In making its decision, the Court looked to recent British interpretations of international law, and concluded that the Southern Confederacy was indeed a belligerent, but a belligerent did not have to be a nation and furthermore that the Civil War was a war, whether declared or not. Justice Robert Grier wrote the 5-4 majority opinion, stating "[I]t is not necessary to constitute war, that both parties should be acknowledged as independent nations or sovereign States." While the court acknowledged that the United States Congress had, in July 1861, adopted a law ratifying and approving the President's proclamation after the fact, as well as other actions taken since then to prosecute the war, that was not the point. Grier also wrote "The President was bound to meet it [the war] in the shape it presented itself, without waiting for Congress to baptize it with a name." By this decision, the Supreme Court upheld the President's executive powers to act in accordance with the Presidential oath of office, "to preserve, protect and defend the Constitution of the United States" and to act expediently as the Commander-in-Chief in time of war—a de facto war existing since April 12, 1861.

=== Dissent ===
The dissenting opinion by Justice Samuel Nelson, which Chief Justice Roger Taney and two other justices joined, noted that the President is not given authority by the Constitution to declare war; the power to declare war lies with Congress.
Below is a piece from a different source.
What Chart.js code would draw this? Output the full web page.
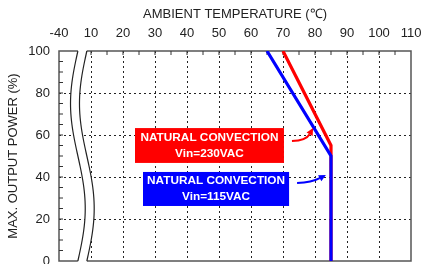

The Civil War did not exist until it was declared so by Congress. Lincoln ordered the blockade before Congress had declared a war. As such, Nelson and the minority believed that the blockade was unconstitutional. They also contended that, even had Lincoln been granted the authority for the blockade, he would have had to provide the neutral parties with a proper notice of seizure.